RE: Updated Stats Regarding Our YouTube Channel, Contributed by @TangerineTravels
@communitycoin it is very difficult to gain because YouTube has struggled over the last few months to grapple with inappropriate content on its service. Aside from a YouTube star sharing a deeply insensitive video, the site has recently faced scrutiny over white supremacist and conspiracy theory videos on its platform. And last November 2017, YouTube came under fire for hosting disturbing content aimed at children. In a subsequent blog post, CEO Susan Wojcicki said that the company will expand its team that moderates policy violations to over 10,000 people this year.
But the new monetization strategy doesn’t so much as appease those worried about policy violations as it signals to small creators that they simply aren’t worth the trouble to the tech giant. Under the new guidelines, channels will need to have 1,000 subscribers and 4,000 hours of watch time within the last year to be eligible for receiving ad revenue. Previously, uploaders needed just 10,000 total views to run ads on their videos. All Google Preferred channels will also now be manually reviewed, with ads only running on videos that have been approved.

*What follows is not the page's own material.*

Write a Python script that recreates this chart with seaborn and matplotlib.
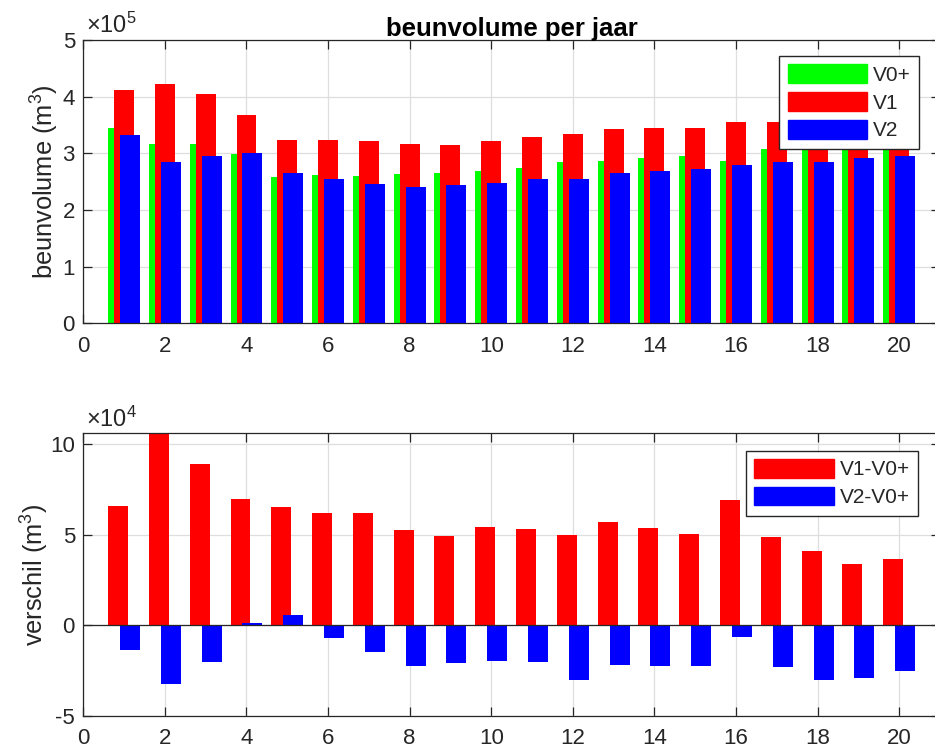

The changes are sure to appease nervous advertisers worried about being associated with videos of dead bodies or creepy clips aimed at children, but they also show that the company ultimately doesn’t see much value in smaller channels—and if they aren’t really impacting Google’s bottomline, they have little motivation to cater to them. For those non-offending albeit smaller-scale creatives looking to profit off the platform, it’s a reminder that, to Google, they are just scraps at the bottom of the barrel.
Thnks for ur info.
I wonder if it's the case that the larger your channel gets, the more likely you are to get approved quickly? We just read a quarterly letter from the CEO saying how they're working hard to get caught up on approving channels who newly reached the 1,000/4,000 threshold. I bet that them getting caught up is dependent on them hiring a lot of people to manually reviews channels and videos.